Dans une interview sans détour accordé au site Defimedia.info, Kishore Beegoo, président du conseil d’administration d’Air Mauritius, dévoile les coulisses de la crise que traverse la compagnie nationale mauricienne et les grands axes de sa stratégie pour la remettre sur les rails.

D’emblée, Kishore Beegoo met en garde contre les décisions politiques précipitées : « Le management d’Air Mauritius ne se fait pas selon les caprices ou les humeurs passagères des politiciens. » Il refuse catégoriquement l’idée de céder la compagnie à Qatar Airways, ce fragiliseraient la souveraineté économique mauricienne : « Air Mauritius est un actif stratégique, et sa valeur dépasse largement son bilan comptable », insiste-t-il.

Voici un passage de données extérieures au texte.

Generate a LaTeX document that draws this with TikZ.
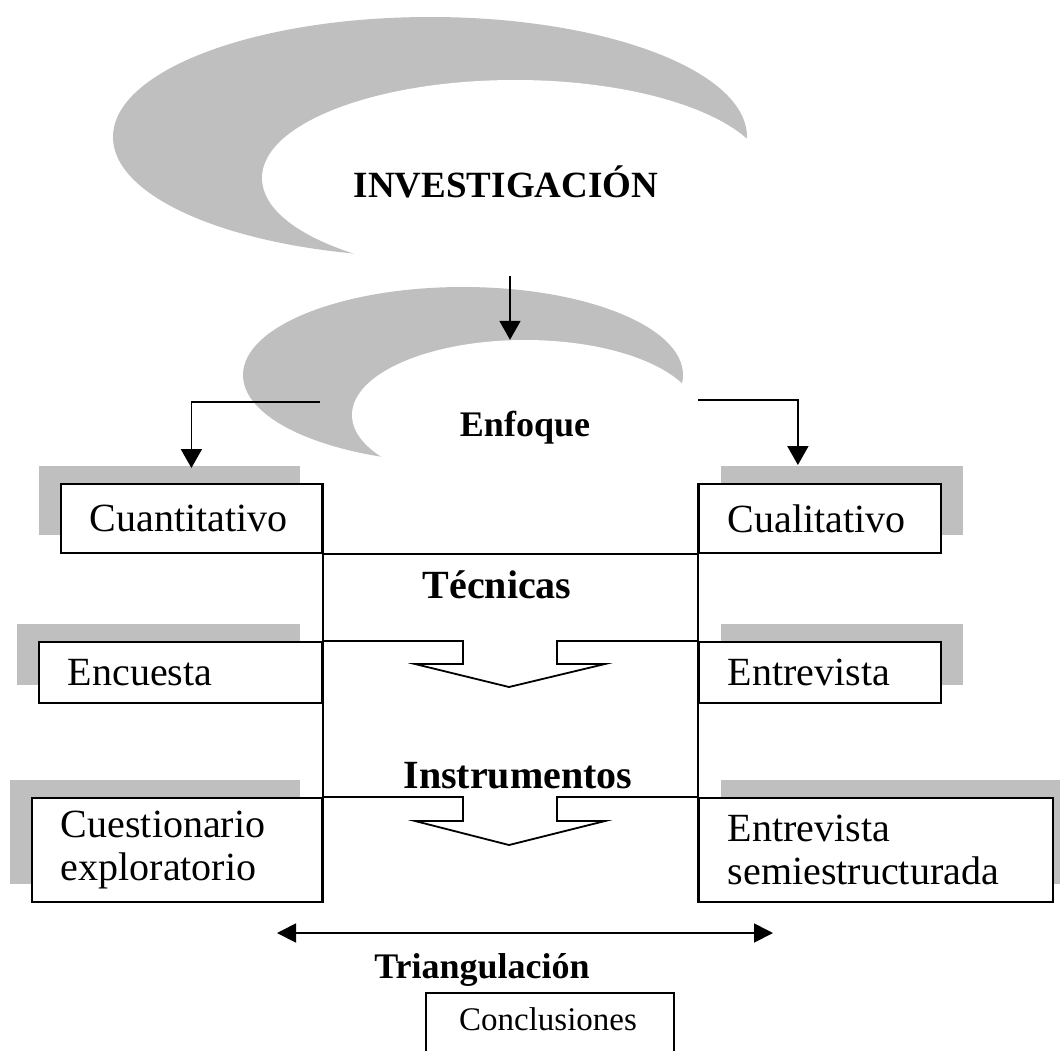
\documentclass[tikz,border=0pt]{standalone}
\usepackage{fontspec}
\setmainfont{Liberation Serif}
\usepackage{tikz}
\definecolor{grissombra}{rgb}{0.75, 0.75, 0.75}
\usetikzlibrary{shapes.geometric, shadows, arrows.meta}

\tikzset{
	caja/.style={draw, line width=1.8pt, fill=white, anchor=north west, align=left, inner xsep=29pt, inner ysep=0pt, font=\fontsize{40}{43}\selectfont},
	sombraizq/.style={drop shadow={opacity=1, fill=grissombra, shadow xshift=-22pt, shadow yshift=18pt}},
	sombrader/.style={drop shadow={opacity=1, fill=grissombra, shadow xshift=22pt, shadow yshift=18pt}},
	titulo/.style={font=\fontsize{40}{44}\selectfont\bfseries},
	subtitulo/.style={font=\fontsize{36}{40}\selectfont\bfseries},
	medialuna/.style={ellipse, inner sep=0pt, fill=grissombra},
	hueco/.style={ellipse, inner sep=0pt, fill=white},
	linea/.style={line width=1.8pt, line join=miter},
	flecha/.style={line width=1.8pt, -{Triangle[width=21pt, length=19pt]}}
}

\begin{document}
\begin{tikzpicture}[x=1pt, y=-1pt]
			\useasboundingbox (0,0) rectangle (1060,1050);
			
			% medias lunas
			\node[medialuna, minimum width=634pt, minimum height=240pt] (invfondo) at (430,137) {};
			\node[hueco, minimum width=506pt, minimum height=196pt] (inv) at (515,178) {};
			\node[subtitulo, font=\fontsize{37}{40}\selectfont\bfseries] (invtxt) at (506,182) {INVESTIGACIÓN};
			
			\node[medialuna, minimum width=440pt, minimum height=176pt] (enffondo) at (463,375) {};
			\node[hueco, minimum width=346pt, minimum height=150pt] (enf) at (525,415) {};
			\node[subtitulo] (enftxt) at (525,428) {Enfoque};
			
			% cajas
			\node[caja, sombraizq, text width=203pt, minimum height=69pt] (cuanti) at (60,483) {Cuantitativo};
			\node[caja, sombrader, text width=184pt, minimum height=69pt] (cuali) at (698,483) {Cualitativo};
			\node[caja, sombraizq, text width=225pt, minimum height=61pt] (encu) at (38,641) {Encuesta};
			\node[caja, sombrader, text width=184pt, minimum height=61pt] (entre) at (698,641) {Entrevista};
			\node[caja, sombraizq, text width=232pt, minimum height=104pt] (cuest) at (31,797) {Cuestionario\\exploratorio};
			\node[caja, sombrader, text width=296pt, minimum height=104pt] (semi) at (698,797) {Entrevista\\semiestructurada};
			
			\node[titulo] (tec) at (497,585) {Técnicas};
			\node[titulo] (inst) at (518,776) {Instrumentos};
			\node[subtitulo] (tri) at (482,970) {Triangulación};
			
			\node[draw, line width=1.8pt, anchor=north west, minimum width=248pt, minimum height=100pt] (conclcaja) at (425,992) {};
			\node[font=\fontsize{33}{36}\selectfont] (concl) at (548,1019) {Conclusiones};
			
			% lineas
			\draw[linea] (cuanti.north east) -- (cuest.south east);
			\draw[linea] (cuali.north west) -- (semi.south west);
			\draw[linea] (cuanti.south east) -- (cuali.south west);
			\draw[linea] (encu.north east) -- (463,641) -- (463,664) -- (415,664) -- (509,687) -- (605,664) -- (557,664) -- (557,641) -- (entre.north west);
			\draw[linea] (cuest.north east) -- (463,797) -- (463,821) -- (415,821) -- (509,845) -- (605,821) -- (557,821) -- (557,797) -- (semi.north west);
			
			% flechas
			\coordinate (salidaizq) at (320,402);
			\coordinate (salidader) at (698,400);
			\draw[flecha] ([xshift=-5pt]inv.south) -- ([xshift=-5pt]inv.south |- enf.north);
			\draw[flecha] (salidaizq) -| ([yshift=15pt]cuanti.north);
			\draw[flecha] (salidader) -| ([xshift=-22pt, yshift=18pt]cuali.north);
			
			\coordinate (triizq) at (277,933);
			\coordinate (trider) at (773,933);
			\draw[linea, {Triangle[width=19pt, length=19pt]}-{Triangle[width=19pt, length=19pt]}] (triizq) -- (trider);
			
			\end{tikzpicture}
\end{document}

Le dirigeant reconnaît un héritage très lourd laissé par l’ancienne direction. En seulement sept mois, son équipe a multiplié les réunions et les efforts intenses pour stabiliser la situation. Pourtant, la flotte d’Air Mauritius est encore fragilisée notamment par un grave manque de planification des maintenances clés (C-Checks), ce qui a conduit à l’indisponibilité simultanée de plusieurs appareils, impactant fortement le réseau. « En une année, nous avons à faire onze C-Checks sur douze avions. C’est l’héritage lourd qu’on nous a laissé », explique Kishore Beegoo.

Sur les 12 appareils en service (Airbus A350-900, A330-900neo, A330-200, ATR 72-500 et 600), six étaient simultanément hors d’usage pendant une semaine fin juillet 2025, portant un coup dur à la régularité des vols. Plusieurs maintenances lourdes (C-Checks) n’avaient pas été planifiées à temps, provoquant des immobilisations prolongées parfois aggravées par des incidents comme des dégâts causés par un ouragan. MLa compagnie aérienne mauricienne attend encore la livraison de trois A350 mais envisage d’annuler deux avions : « Pourquoi commander trois gros porteurs supplémentaires, alors que le marché européen – celui auquel ils étaient destinés – se limite actuellement à deux liaisons : Paris et Londres, opérées à raison de sept fréquences hebdomadaires chacune ? Nos quatre A350 existants suffisent amplement à assurer ces dessertes dans de bonnes conditions », souligne le dirigeant.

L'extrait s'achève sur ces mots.